According to Bylaw 9000 (Role of the Board), the board serves five basic functions for the district: (1) setting its direction; (2) establishing its organizational structure; (3) supporting the superintendent and staff; (4) ensuring accountability for its schools' performance; and (5) providing community leadership and advocacy on behalf of students.
In my view, the first and fourth functions pose the greater challenges and should be the focus of this election. In serving these functions, I believe a board member should have the knowledge, skills and will to: (a) articulate a vision, (b) transform that vision into a set of meaningful, achievable goals, (c) demand accountability in meeting those goals, and (d) promote the diffusion of our successful practices through the district. It is easy to parrot these words but surprisingly difficult to follow through in the face of a robust status quo. Here are just of few of the challenges.
Identifying what works best and scaling that out broadly across the district: There is a widely-held belief among all stakeholders that we should look to best practices within and beyond our district and promote their dissemination. Yet there is also a tradition of bottom-up decision-making and an aversion to top-down decision-making. This is a key leverage point for improvement cited by Bertil Chappuis, the McKinsey consultant who spearheaded the development of our 2008 Strategic Plan.
Mr. Chappuis observed that "Palo Alto has an opportunity given that this is a medium-sized district with lots of talented people who are trying all sorts of interesting, effective teaching approaches, and yet we may be sub-optimized around identifying what works best and scaling that out broadly across the district." He noted the difficulty in "finding the right balance between individual teaching approaches and consistency and developing the Palo Alto program." In other words, where programs or practices work well in the district, the central administration, under the guidance of the school board, should identify them and promote their use more broadly.
There is a healthy but, in Mr. Chappuis' terms, "sub-optimized" tension between bottom-up and top-down decision-making. In my view, a greater degree of centralized direction would better serve our students in certain fundamental areas — meeting the needs of student sub-groups above or below grade level or otherwise in need, promoting student connectedness, managing student workload, aligning content and assessment in similar courses, and teacher/home communication in our digital age, to name a few. So I would look for a candidate who favors a degree of top-down decision-making to facilitate the use of successful practices across the district and understands the significance of "finding the right balance" between autonomy and centralization — one digestible, collaborative and transparent step at a time.
Goal-setting and holding ourselves accountable: not "the cardiac test: Harvard Prof. Roland Fryer has commented that educators, when asked how they know they are effective, answer that "you can feel it in your heart." He calls this "the cardiac test." Fortunately, the board does not use the cardiac test to measure whether district goals have been met, but it has at times struggled to identify what counts. This year, we made great strides in setting Annual Goals with specific, measurable, achievable results.

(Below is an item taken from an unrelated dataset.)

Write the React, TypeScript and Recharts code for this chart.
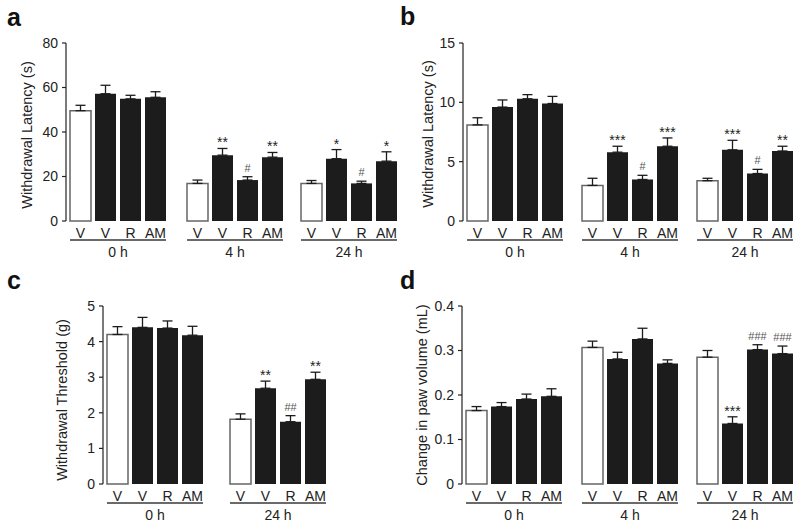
import React from 'react';
import {
  ComposedChart, Bar, Line, XAxis, YAxis, ErrorBar, Cell, LabelList,
} from 'recharts';

const treatments = ['V', 'V', 'R', 'AM'];

// panel a - withdrawal latency (s)
const aTimes = ['0 h', '4 h', '24 h'];
const aMeans = [[49.6, 57.2, 54.9, 55.6], [16.9, 29.6, 18.4, 28.7], [16.9, 28.0, 16.9, 26.9]];
const aSem = [[2.4, 3.8, 1.6, 2.5], [1.5, 3.0, 1.5, 2.1], [1.3, 4.1, 1.0, 4.2]];
const aStars = [['', '', '', ''], ['', '**', '', '**'], ['', '*', '', '*']];
const aHash = [['', '', '', ''], ['', '', '#', ''], ['', '', '#', '']];

// panel b - withdrawal latency (s)
const bTimes = ['0 h', '4 h', '24 h'];
const bMeans = [[8.1, 9.6, 10.3, 9.9], [3.0, 5.8, 3.5, 6.3], [3.4, 6.0, 4.0, 5.9]];
const bSem = [[0.6, 0.6, 0.35, 0.6], [0.6, 0.5, 0.35, 0.7], [0.2, 0.8, 0.35, 0.4]];
const bStars = [['', '', '', ''], ['', '***', '', '***'], ['', '***', '', '**']];
const bHash = [['', '', '', ''], ['', '', '#', ''], ['', '', '#', '']];

// panel c - withdrawal threshold (g)
const cTimes = ['0 h', '24 h'];
const cMeans = [[4.2, 4.4, 4.38, 4.18], [1.82, 2.69, 1.75, 2.94]];
const cSem = [[0.22, 0.28, 0.2, 0.25], [0.15, 0.2, 0.17, 0.2]];
const cStars = [['', '', '', ''], ['', '**', '', '**']];
const cHash = [['', '', '', ''], ['', '', '##', '']];

// panel d - change in paw volume (mL)
const dTimes = ['0 h', '4 h', '24 h'];
const dMeans = [[0.165, 0.174, 0.191, 0.197], [0.307, 0.281, 0.326, 0.271], [0.285, 0.136, 0.302, 0.293]];
const dSem = [[0.009, 0.009, 0.011, 0.017], [0.014, 0.015, 0.024, 0.008], [0.015, 0.015, 0.011, 0.017]];
const dStars = [['', '', '', ''], ['', '', '', ''], ['', '***', '', '']];
const dHash = [['', '', '', ''], ['', '', '', ''], ['', '', '###', '###']];

const FONT = '"Liberation Sans", Arial, sans-serif';
const PLOT_H = 178;
const TOP_MARGIN = 10;
const TICK_H = 19;
const GROUP_H = 17;

const buildRows = (means: number[], sem: number[], stars: string[], hash: string[]) =>
  treatments.map((t, i) => ({
    name: t,
    mean: means[i],
    err: [0, sem[i]],
    top: means[i] + sem[i],
    star: stars[i],
    hash: hash[i],
  }));

type GroupProps = {
  rows: any[];
  time: string;
  left: number;
  top: number;
  domain: [number, number];
  ticks: number[];
  yAxisWidth?: number;
  yLabel?: string;
  yLabelX?: number;
  yLabelDy?: number;
  fmt?: (v: number) => string;
};

const Group: React.FC<GroupProps> = (props) => {
  const { rows, time, left, top, domain, ticks, yAxisWidth = 0, yLabel, yLabelX = 0, yLabelDy = 0, fmt } = props;
  const width = yAxisWidth + 2 + 100;
  const height = TOP_MARGIN + PLOT_H + TICK_H + GROUP_H + 6;
  const lineY = TOP_MARGIN + PLOT_H + TICK_H;
  const titleY = TOP_MARGIN + PLOT_H / 2 + yLabelDy;
  return (
    <div style={{ position: 'absolute', left, top, width, height }}>
      <div style={{ position: 'absolute', left: 0, top: 0 }}>
        <ComposedChart
          width={width}
          height={height}
          data={rows}
          margin={{ top: TOP_MARGIN, right: 0, bottom: 6, left: 0 }}
        >
          <XAxis
            dataKey="name"
            axisLine={false}
            tickLine={false}
            tickSize={4}
            tickMargin={3}
            height={TICK_H + GROUP_H}
            padding={{ left: 2, right: 0 }}
            interval={0}
            tick={{ fontSize: 14, fill: '#222' }}
          />
          {yLabel ? (
            <YAxis
              width={yAxisWidth}
              domain={domain}
              ticks={ticks}
              interval={0}
              tickSize={4}
              tickMargin={4}
              tickFormatter={fmt}
              axisLine={{ stroke: '#222', strokeWidth: 1.2 }}
              tickLine={{ stroke: '#222', strokeWidth: 1.2 }}
              tick={{ fontSize: 14, fill: '#222' }}
            />
          ) : (
            <YAxis hide domain={domain} ticks={ticks} />
          )}
          <Bar dataKey="mean" barSize={21} isAnimationActive={false}>
            {rows.map((r, i) => (
              <Cell
                key={i}
                fill={i === 0 ? '#ffffff' : '#1c1c1c'}
                stroke={i === 0 ? '#666' : '#1c1c1c'}
                strokeWidth={i === 0 ? 1.5 : 0}
              />
            ))}
            <ErrorBar dataKey="err" width={5} stroke="#1c1c1c" strokeWidth={1.3} direction="y" />
          </Bar>
          <Line dataKey="top" stroke="none" dot={false} activeDot={false} isAnimationActive={false}>
            <LabelList dataKey="star" position="top" offset={1} style={{ fontSize: 14, fill: '#222' }} />
            <LabelList dataKey="hash" position="top" offset={5} style={{ fontSize: 11, fill: '#555' }} />
          </Line>
        </ComposedChart>
      </div>

      {/* group underline + time label */}
      <div style={{ position: 'absolute', zIndex: 2, left: yAxisWidth + 4, top: lineY - 1, width: 96, height: 2, background: '#6a6a6a' }} />
      <div style={{ position: 'absolute', zIndex: 2, left: yAxisWidth + 2, top: lineY + GROUP_H - 12, width: 100, textAlign: 'center', fontSize: 14, lineHeight: '14px', color: '#222' }}>
        {time}
      </div>

      {yLabel && (
        <div
          style={{
            position: 'absolute', zIndex: 2, left: yLabelX - 150, top: titleY - 8, width: 300, height: 16,
            lineHeight: '16px', textAlign: 'center', fontSize: 14.5, color: '#222', transform: 'rotate(-90deg)',
          }}
        >
          {yLabel}
        </div>
      )}
    </div>
  );
};

const Letter: React.FC<{ ch: string; left: number; top: number }> = ({ ch, left, top }) => (
  <div style={{ position: 'absolute', left, top, fontSize: 25, fontWeight: 'bold', lineHeight: '25px', color: '#111' }}>{ch}</div>
);

const App: React.FC = () => {
  const topRow = 43 - TOP_MARGIN;
  const botRow = 306 - TOP_MARGIN;
  return (
    <div style={{ position: 'absolute', left: 0, top: 0, width: 800, height: 528, background: '#fff', fontFamily: FONT, overflow: 'hidden' }}>
      <Letter ch="a" left={7} top={5} />
      <Letter ch="b" left={400} top={4} />
      <Letter ch="c" left={7} top={268} />
      <Letter ch="d" left={400} top={268} />

      {/* a */}
      {aTimes.map((t, g) => (
        <Group
          key={'a' + g}
          rows={buildRows(aMeans[g], aSem[g], aStars[g], aHash[g])}
          time={t}
          left={[0, 183, 297][g]}
          top={topRow}
          domain={[0, 80]}
          ticks={[0, 20, 40, 60, 80]}
          yAxisWidth={g === 0 ? 66 : 0}
          yLabel={g === 0 ? 'Withdrawal Latency (s)' : undefined}
          yLabelX={27}
          yLabelDy={3}
        />
      ))}

      {/* b */}
      {bTimes.map((t, g) => (
        <Group
          key={'b' + g}
          rows={buildRows(bMeans[g], bSem[g], bStars[g], bHash[g])}
          time={t}
          left={[400, 578, 693][g]}
          top={topRow}
          domain={[0, 15]}
          ticks={[0, 5, 10, 15]}
          yAxisWidth={g === 0 ? 63 : 0}
          yLabel={g === 0 ? 'Withdrawal Latency (s)' : undefined}
          yLabelX={28}
          yLabelDy={2}
        />
      ))}

      {/* c */}
      {cTimes.map((t, g) => (
        <Group
          key={'c' + g}
          rows={buildRows(cMeans[g], cSem[g], cStars[g], cHash[g])}
          time={t}
          left={[0, 226][g]}
          top={botRow}
          domain={[0, 5]}
          ticks={[0, 1, 2, 3, 4, 5]}
          yAxisWidth={g === 0 ? 103 : 0}
          yLabel={g === 0 ? 'Withdrawal Threshold (g)' : undefined}
          yLabelX={62}
          yLabelDy={5}
        />
      ))}

      {/* d */}
      {dTimes.map((t, g) => (
        <Group
          key={'d' + g}
          rows={buildRows(dMeans[g], dSem[g], dStars[g], dHash[g])}
          time={t}
          left={[400, 578, 693][g]}
          top={botRow}
          domain={[0, 0.4]}
          ticks={[0, 0.1, 0.2, 0.3, 0.4]}
          yAxisWidth={g === 0 ? 62 : 0}
          yLabel={g === 0 ? 'Change in paw volume (mL)' : undefined}
          yLabelX={22}
          yLabelDy={0}
          fmt={(v: number) => (v === 0 ? '0' : v.toFixed(1))}
        />
      ))}
    </div>
  );
};

export default App;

There is still a temptation, however, to tread lightly when goals are not met. For example, while we have made laudable progress toward meeting our three long-term Strategic Plan K-8 Academic Goals, we have not met any of them. Why have we fallen short? Can our programs be improved? Are our goals unrealistic? This reluctance to hold ourselves fully accountable has the unfortunate effect of preventing a more complete understanding of what did and did not work, which impairs our ability to effectively set new goals. With a new Strategic Plan "refresh" slated for 2013, it is imperative that the incoming board take that last step of evaluating progress under our current Strategic Plan as the first step in creating a new one.
Data-driven decision-making: The board has access to vast amounts of useful data, but we have not yet mastered a process by which to optimize use of those data. The challenge for a board member is to be effective in parsing data to evaluate our district's successes and shortfalls and to guide us in spreading our successes, correcting our shortfalls and establishing new goals. Recently, the board was asked to digest a 45-minute presentation on the three aforementioned Academic Goals involving CST scores. That trove of data has yet to be fully mined for information about program effectiveness and student progress. Last year, the district adopted new high school graduation requirements ("A-G"), and there will be an emerging, urgent need to figure out what data to track in order to monitor our work and student success under this new regime. We need an incoming board that will dig into data, ask probing questions and act on what it learns.
So, how can a candidate add value? S/he can acknowledge the significance of scaling out best practices, effectively use data in decision-making, work to set well-informed goals and demand accountability — selectively, intelligently, strategically, collaboratively and respectfully, of course.
Included in the BoardSource's list of "Twelve Principles of Governance That Power Exceptional Boards" are two of particular relevance: (a) a Culture of Inquiry ("seek more information, question assumptions, challenge conclusions, advocate for solutions based on analysis") and (b) Results-Oriented ("measure progress towards mission; evaluate the performance of major programs and services; gauge efficiency, effectiveness, and impact, while simultaneously assessing the quality of service delivery, integrating benchmarks against peers, and calculating return on investment").
In voting for a candidate, please consider these principles and enjoy your right to participate in democracy.